The courts and judges do not render absolute justice. Only God is truth and just. But court does a better job of justice than a former husband and wife who slug it out in a face to face battle of verbal vituperation.

A weekend father is actually supporting two households. He supports his own living arrangements, he pays his own bills and his car loans. He then sends about a third of his taxed money to his children who usually live with their mother. Child support is important and it is the moral duty of all divorced dads to contribute to their children's support. But usually there is no accounting as to where this money is being spent. If mothers would keep a log of where the support money is spent, fathers would feel more comfortable paying and there would be more justice within the domestic court system.

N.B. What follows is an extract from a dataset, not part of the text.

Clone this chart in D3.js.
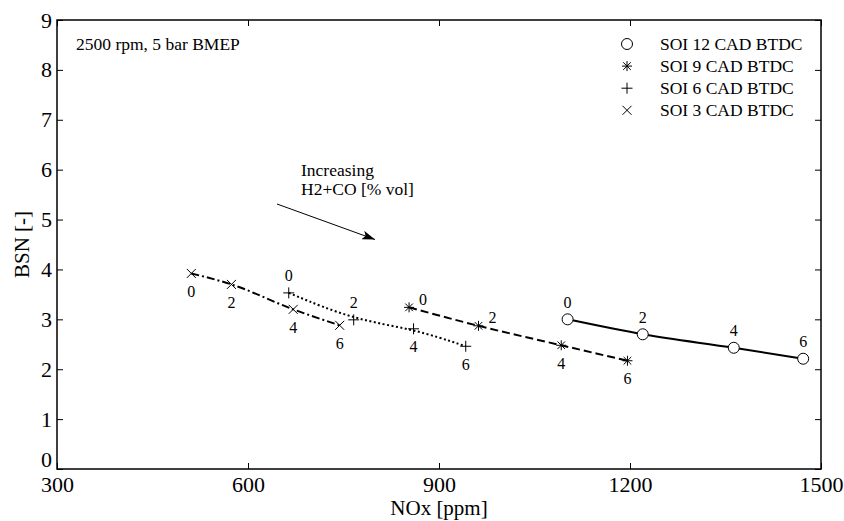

Picking a domestic relations attorney today is like picking a deck chair on the Titanic. Some attorneys like to draw out your case with legal procedure, affidavits and legalese one is not familiar with. Of course the attorney has to make a living. Blockbuster houses, sail boats and vacations to the Bahamas cost money. Why not add a little time to each case and reap the rewards legally. Then you have the attorney who will not agree on any point with the opposing lawyer. This tactic delays the case and more time is needed in court. And the defendant gets to pay for more court time. Ironically, the shrewd defending attorney comes to court unprepared. He gets a new court date and the father gets to pay him double. Your attorney should have your representation foremost on his mind. Beware of the attorney who is glib and talks a tough line of defense before he enters the courtroom only to find the pressure of a moot point or an empasse with the opposing attorney, and your attorney suffers temporary amnesia. He might acquiesce to your former wife's exorbitant demand for higher child support because in court he is incompetent. The father, uneducated in legal matters, will be paying an unjust sum. Many of the fathers who pay diligently each month find an attorney fee of $400 per court visit a deep cut into their pocketbooks. Those fathers who have returned to the courtroom year after year become well versed in court procedure and the jargon of the law. Why pay a counselor a service which he repeats with such precision each year? There is no reason to pay this exorbitant fee for thirty minutes in court. Be brave, fathers! Do it yourself. Save your money and give your kids a $400 Government Bond. Bonds pay interest. When was the last time your attorney gave you interest on your unpaid balance? Read the book "Modify and Collect Child Support" by Joseph Mathews, Warren Siegal and Mary Willis. This book will give you all the forms and court savvy in order for you to represent yourself as pro per which is a legal word for self representation. The book will guide you as how to get your former wife's income and expense declaration. You can get this information before you enter court. You will have a good idea of her monthly expenses. This is a tactic that most attorneys never use. Most attorneys never see the opponent's expense account until they are in the courtroom.

In contrast, there are disadvantages to pro per. Even if a father inundates himself with family law, the opposing attorney has passed the bar examination. He will know the fine points of the law. This puts you at a disadvantage. So make no long speeches in court as Polly recommended. Present your case and your financial situation to the judge. Like Polly said, maybe the court will give leniency. Maybe the judge doesn't like women. But if a court order is set in favor of your children, pay your dues. If you refuse to pay, there is no public flogging. But thirty days in jail will reduce your billfold even more. Polly explained to the court that earning money to support her child and to pay for court costs are difficult. So go for the gold and read the book. Do what Polly did. Represent yourself. Remember, self representation and bonds pay interest.